Four in-house investigators work on a dozen or so cases at a time, and the department currently has 89 mortgage fraud complaints — the majority of which have yet to be looked into.
“We’re still trying to log all of the complaints that we’ve gotten,” department spokesman Jack Hudock said. “They’re all going to be investigated. The question is how quickly.”
And complaints continue to pile up.
Every time someone from the department gives a public talk, the phone starts ringing off the hook, Hudock said.
Reports of mortgage fraud have jumped statewide in the past year.

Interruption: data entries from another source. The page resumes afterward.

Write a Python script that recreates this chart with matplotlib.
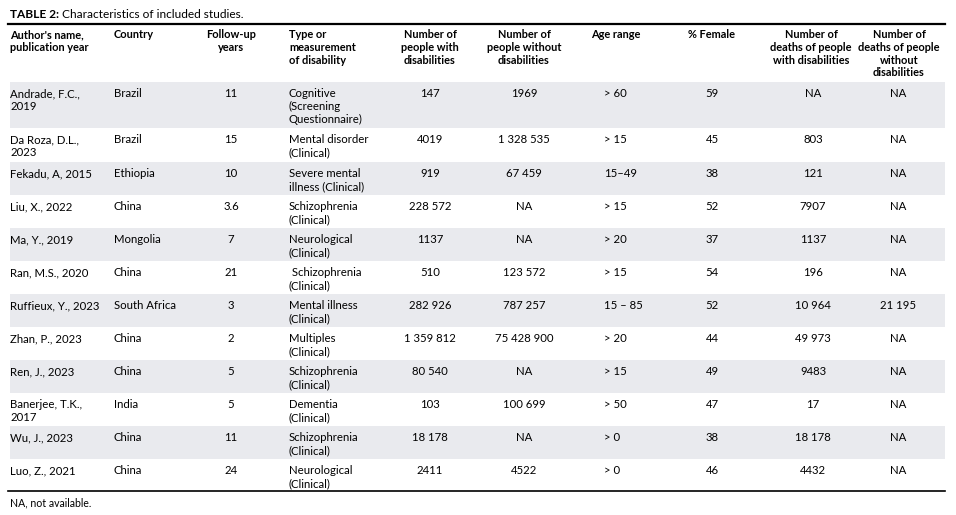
import matplotlib.pyplot as plt
from matplotlib.patches import Rectangle

plt.rcParams['font.family'] = ['Lato', 'DejaVu Sans']

# ---------- Data ----------
headers = ["Author's name,\npublication year", "Country", "Follow-up\nyears",
           "Type or\nmeasurement\nof disability", "Number of\npeople with\ndisabilities",
           "Number of\npeople without\ndisabilities", "Age range", "% Female",
           "Number of\ndeaths of people\nwith disabilities",
           "Number of\ndeaths of people\nwithout\ndisabilities"]

authors = ["Andrade, F.C.,\n2019", "Da Roza, D.L.,\n2023", "Fekadu, A, 2015", "Liu, X., 2022",
           "Ma, Y., 2019", "Ran, M.S., 2020", "Ruffieux, Y., 2023", "Zhan, P., 2023",
           "Ren, J., 2023", "Banerjee, T.K.,\n2017", "Wu, J., 2023", "Luo, Z., 2021"]
countries = ["Brazil", "Brazil", "Ethiopia", "China", "Mongolia", "China", "South Africa",
             "China", "China", "India", "China", "China"]
follow_up = ["11", "15", "10", "3.6", "7", "21", "3", "2", "5", "5", "11", "24"]
disability = ["Cognitive\n(Screening\nQuestionnaire)", "Mental disorder\n(Clinical)",
              "Severe mental\nillness (Clinical)", "Schizophrenia\n(Clinical)",
              "Neurological\n(Clinical)", " Schizophrenia\n(Clinical)", "Mental illness\n(Clinical)",
              "Multiples\n(Clinical)", "Schizophrenia\n(Clinical)", "Dementia\n(Clinical)",
              "Schizophrenia\n(Clinical)", "Neurological\n(Clinical)"]
n_with = ["147", "4019", "919", "228 572", "1137", "510", "282 926", "1 359 812",
          "80 540", "103", "18 178", "2411"]
n_without = ["1969", "1 328 535", "67 459", "NA", "NA", "123 572", "787 257", "75 428 900",
             "NA", "100 699", "NA", "4522"]
age_range = ["> 60", "> 15", "15\u201349", "> 15", "> 20", "> 15", "15 \u2013 85", "> 20",
             "> 15", "> 50", "> 0", "> 0"]
female = ["59", "45", "38", "52", "37", "54", "52", "44", "49", "47", "38", "46"]
deaths_with = ["NA", "803", "121", "7907", "1137", "196", "10 964", "49 973", "9483",
               "17", "18 178", "4432"]
deaths_without = ["NA", "NA", "NA", "NA", "NA", "NA", "21 195", "NA", "NA", "NA", "NA", "NA"]

columns = [authors, countries, follow_up, disability, n_with, n_without,
           age_range, female, deaths_with, deaths_without]

# ---------- Layout (pixels) ----------
col_x = [10, 114, 231, 289, 430, 524, 591, 712, 811, 899]
col_ha = ['left', 'left', 'center', 'left', 'center', 'center', 'left', 'center', 'center', 'center']
cell_x = [10, 114, 231, 289, 430, 524, 604, 712, 813, 898]
cell_ha = ['left', 'left', 'center', 'left', 'center', 'center', 'left', 'center', 'center', 'center']
row_top = [82, 128, 162, 195, 228, 261, 294, 327, 360, 393, 426, 459]
row_bottom = 491
fs = 8.2

fig = plt.figure(figsize=(9.56, 5.15), dpi=100)
ax = fig.add_axes([0, 0, 1, 1])
ax.set_xlim(0, 956)
ax.set_ylim(515, 0)
ax.axis('off')

ax.text(10, 14, "TABLE 2:", fontsize=8.6, fontweight='bold', va='center', ha='left')
ax.text(62, 14, "Characteristics of included studies.", fontsize=8.6, va='center', ha='left')
ax.plot([8, 945], [23.5, 23.5], color='black', lw=1.6)

for x, ha, h in zip(col_x, col_ha, headers):
    ax.text(x, 29, h, fontsize=7.9, fontweight='bold', ha=ha, va='top',
            multialignment='left' if ha == 'left' else 'center', linespacing=1.2)

for i, top in enumerate(row_top):
    bottom = row_top[i + 1] if i + 1 < len(row_top) else row_bottom
    if i % 2 == 0:
        ax.add_patch(Rectangle((10, top), 935, bottom - top, color='#e9eaee', lw=0))
    for j, col in enumerate(columns):
        ax.text(cell_x[j], top + 6, col[i], fontsize=fs, ha=cell_ha[j], va='top',
                multialignment='left' if cell_ha[j] == 'left' else 'center',
                linespacing=1.2)

ax.plot([8, 945], [row_bottom, row_bottom], color='black', lw=1.2)
ax.text(10, 503, "NA, not available.", fontsize=7.6, va='center', ha='left')

fig.savefig('out.png', dpi=100)
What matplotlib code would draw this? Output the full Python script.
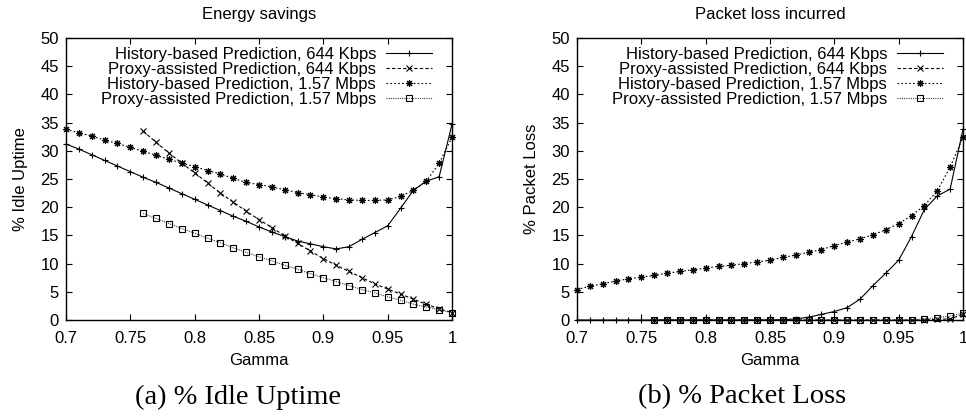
import numpy as np
import matplotlib
matplotlib.use("Agg")
import matplotlib.pyplot as plt
from matplotlib.ticker import FuncFormatter, MultipleLocator

plt.rcParams['font.family'] = ['Liberation Sans', 'DejaVu Sans']

gamma = [round(0.70 + 0.01 * i, 2) for i in range(31)]
gamma_p = gamma[6:]  # proxy-assisted series start at 0.76

labels = ["History-based Prediction, 644 Kbps",
          "Proxy-assisted Prediction, 644 Kbps",
          "History-based Prediction, 1.57 Mbps",
          "Proxy-assisted Prediction, 1.57 Mbps"]

# (a) % Idle Uptime
idle_hist_644 = [31.2, 30.3, 29.3, 28.3, 27.3, 26.3, 25.3, 24.4, 23.4, 22.4,
                 21.4, 20.4, 19.4, 18.4, 17.5, 16.5, 15.6, 14.8, 14.0, 13.5,
                 13.0, 12.6, 13.0, 14.3, 15.5, 16.7, 19.8, 23.0, 24.6, 25.4, 34.7]
idle_proxy_644 = [33.5, 31.5, 29.6, 27.8, 26.1, 24.3, 22.5, 20.9, 19.3, 17.8,
                  16.4, 14.9, 13.6, 12.2, 10.9, 9.7, 8.6, 7.5, 6.4, 5.5,
                  4.6, 3.7, 2.8, 2.0, 1.3]
idle_hist_157 = [33.8, 33.2, 32.6, 31.9, 31.3, 30.6, 29.9, 29.2, 28.5, 27.8,
                 27.2, 26.5, 25.9, 25.1, 24.4, 24.0, 23.6, 23.1, 22.6, 22.2,
                 21.8, 21.5, 21.3, 21.2, 21.2, 21.3, 21.9, 23.0, 24.6, 27.8, 32.4]
idle_proxy_157 = [18.9, 18.0, 17.1, 16.2, 15.4, 14.5, 13.7, 12.8, 12.0, 11.2,
                  10.5, 9.7, 9.0, 8.2, 7.5, 6.8, 6.1, 5.4, 4.8, 4.1,
                  3.5, 2.8, 2.3, 1.8, 1.3]

# (b) % Packet Loss
loss_hist_644 = [0.0, 0.0, 0.0, 0.0, 0.0, 0.0, 0.0, 0.0, 0.0, 0.0,
                 0.0, 0.0, 0.0, 0.0, 0.0, 0.0, 0.05, 0.2, 0.5, 1.0,
                 1.5, 2.2, 3.7, 6.1, 8.3, 10.6, 14.8, 19.6, 22.0, 23.2, 33.8]
loss_proxy_644 = [0.0, 0.0, 0.0, 0.0, 0.0, 0.0, 0.0, 0.0, 0.0, 0.0,
                  0.0, 0.0, 0.0, 0.0, 0.0, 0.0, 0.0, 0.0, 0.0, 0.0,
                  0.0, 0.05, 0.1, 0.2, 1.0]
loss_hist_157 = [5.4, 6.0, 6.4, 6.9, 7.3, 7.6, 7.9, 8.3, 8.6, 8.9,
                 9.2, 9.5, 9.7, 10.0, 10.3, 10.6, 11.1, 11.5, 12.0, 12.5,
                 13.2, 13.8, 14.4, 15.1, 16.0, 17.1, 18.5, 20.3, 22.9, 27.1, 32.4]
loss_proxy_157 = [0.0, 0.0, 0.0, 0.0, 0.0, 0.0, 0.0, 0.0, 0.0, 0.0,
                  0.0, 0.0, 0.0, 0.0, 0.0, 0.0, 0.0, 0.0, 0.0, 0.0,
                  0.0, 0.2, 0.4, 0.7, 1.2]

titles = ["Energy savings", "Packet loss incurred"]
ylabels = ["% Idle Uptime", "% Packet Loss"]
captions = ["(a) % Idle Uptime", "(b) % Packet Loss"]

W, H = 966, 417
fig = plt.figure(figsize=(W / 100, H / 100), dpi=100)

def ax_rect(x0, x1, y0, y1):
    return [x0 / W, 1 - y1 / H, (x1 - x0) / W, (y1 - y0) / H]

axes = [fig.add_axes(ax_rect(66, 452, 38, 320)),
        fig.add_axes(ax_rect(577, 963, 38, 320))]
caption_x = [238, 742]

star = (8, 2, 0)
styles = [
    dict(color='black', lw=0.8, ls='-', marker='+', ms=5, mew=0.8),
    dict(color='black', lw=0.8, ls=(0, (3, 2)), marker='x', ms=4.5, mew=0.8),
    dict(color='black', lw=0.8, ls=(0, (1.5, 2)), marker=star, ms=5, mew=0.8),
    dict(color='0.25', lw=0.8, ls=(0, (1, 1)), marker='s', ms=4, mew=0.8,
         mfc='none', mec='black'),
]

datasets = [
    [(gamma, idle_hist_644), (gamma_p, idle_proxy_644), (gamma, idle_hist_157), (gamma_p, idle_proxy_157)],
    [(gamma, loss_hist_644), (gamma_p, loss_proxy_644), (gamma, loss_hist_157), (gamma_p, loss_proxy_157)],
]

for i, ax in enumerate(axes):
    for (xs, ys), st, lab in zip(datasets[i], styles, labels):
        ax.plot(xs, ys, label=lab, clip_on=False, **st)
    ax.set_xlim(0.7, 1.0)
    ax.set_ylim(0, 50)
    ax.xaxis.set_major_locator(MultipleLocator(0.05))
    ax.yaxis.set_major_locator(MultipleLocator(5))
    ax.xaxis.set_major_formatter(FuncFormatter(lambda v, p: ('%g' % round(v, 2))))
    ax.tick_params(direction='in', top=True, right=True, length=4, width=0.8,
                   labelsize=12, colors='black')
    ax.tick_params(axis='x', pad=8)
    ax.tick_params(axis='y', pad=5)
    for s in ax.spines.values():
        s.set_linewidth(1.0)
    ax.set_title(titles[i], fontsize=12, pad=14)
    ax.set_xlabel("Gamma", fontsize=12, labelpad=5)
    ax.set_ylabel(ylabels[i], fontsize=12, labelpad=9)
    leg = ax.legend(loc='upper right', bbox_to_anchor=(0.948, 0.968), frameon=False,
                    markerfirst=False, numpoints=1, fontsize=12, handlelength=2.75,
                    handletextpad=0.6, labelspacing=0.0, borderpad=0, borderaxespad=0)
    fig.text(caption_x[i] / W, 1 - 397 / H, captions[i], ha='center', va='center',
             fontsize=20.5, family=['Liberation Serif', 'DejaVu Serif'])

fig.savefig("out.png", dpi=100)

In 2006, Arizona ranked No. 11 in the country for mortgage fraud, up from No. 23 the year before, a study by the Virginia-based Mortgage Asset Research Institute shows.
The number of fraud cases involving subprime loans also increased with the state ranking No. 6 nationally, up from No. 19 in 2005.
The spike reflects a growing trend nationwide, as home values sink and lenders examine deals more closely.
In 2000, the U.S. Department of the Treasury collected 3,515 Suspicious Activity Reports nationwide involving mortgage fraud from federally-insured financial institutions, the study shows.
Last year, there were 28,372 reports.
Fraud is always an issue, but it becomes more visible in tougher real estate markets, Arizona Mortgage Lenders Association president Chris Mozilo said.
Home values drop, sales slow and people are unable to sell or refinance — often leading to foreclosure.
It can sometimes take years for fraud to surface as interest rates on adjustable-rate loans reset and borrowers miss payments.
“Because of the delinquencies they’ve seen and fraud that’s been uncovered, lenders are more closely scrutinizing transactions,” Mozilo said.
Contracting out investigations is necessary because the Department of Financial Institutions has long been understaffed, he added.
Often document-heavy and complex, mortgage fraud cases can be time consuming and require skill in tracing money, Rotellini said. Independent contractors can bring some of that expertise, she said.
The department has already initiated 40 investigations in the past six weeks — at a cost so far of $12,000 — using companies with existing state contracts.
Any work resulting from the established contracts or new ones will be paid for with civil money penalties, which are collected from licensees who have been disciplined, and then put into a revolving fund.
That allows the department to start up more investigations without hiring more full-time employees through the general fund or putting the burden on taxpayers or compliant licensees, Rotellini said.
Jeff Brock, a loan officer with The Mortgage Advantage in Tempe, said he still hears about instances of fraud on a weekly basis despite the housing market slump.
Ramping up investigation efforts will make work easier for reputable lenders by weeding out some of the “flyby-night” companies, Brock said. “We’re losing deals to companies who are willing to do deals that aren’t OK to do,” he said.